By Sandra Simpson from Gonzaga University School of Law
Ellie Margolis, Closing the Floodgates: Making Persuasive Policy Arguments in Appellate Briefs, 62 Montana Law Review 59 (2001) [Read fulltext (1.7 MB PDF)] (Reprinted with permission of the publisher, Montana Law Review, © 2001; reprint courtesy HeinOnline.org)
Teaching students to properly develop, cite, and advance policy arguments continues to be challenging for most professors. The arguments are typically not supported by authority and, as a result, usually lack persuasion. Further, professors teach students to find and understand a law’s policy as it applies to a particular set of facts. However, policy arguments are also needed to convince a court to apply a rule to a new situation. This is usually not taught in most legal writing programs or in most doctrinal classes. To complicate matters, most textbooks used by legal research and writing professors provide cursory mention of this type of policy argument.
This article not only establishes the importance of teaching policy argumentation as a skill, but more importantly, it also explains the nature and types of policy arguments.

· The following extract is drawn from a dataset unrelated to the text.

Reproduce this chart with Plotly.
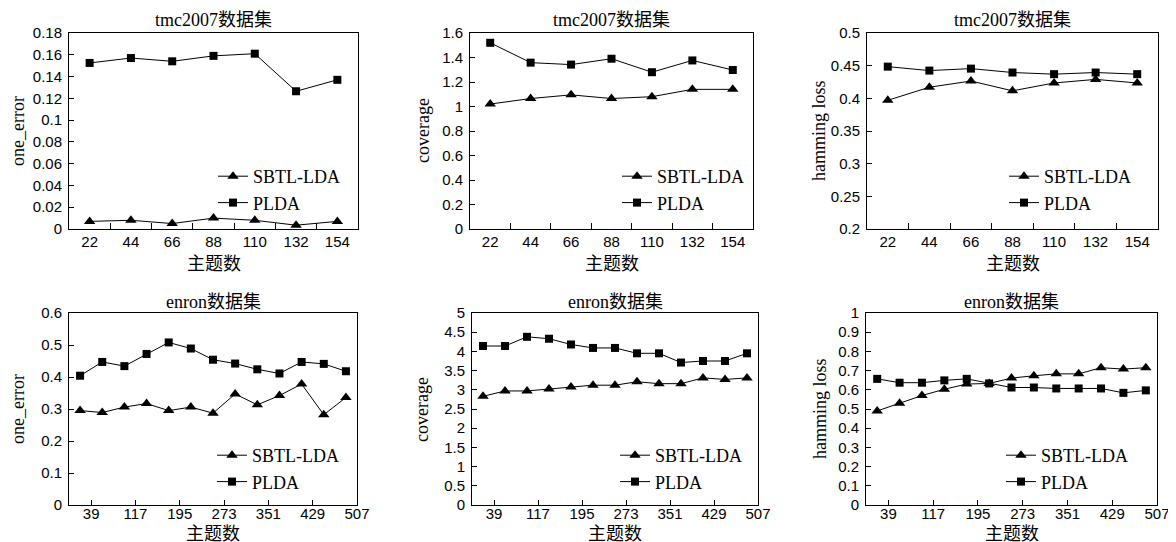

Professor Margolis divides policy arguments into four categories: judicial administration arguments, normative arguments, institutional competence arguments, and economic arguments. In addition, the article provides a very succinct way to teach students to find support for their policy arguments, a skill with which students often struggle. Any professor who reads this article will learn solid ways to discuss the types of policy arguments and solid ways to help students support their policy arguments.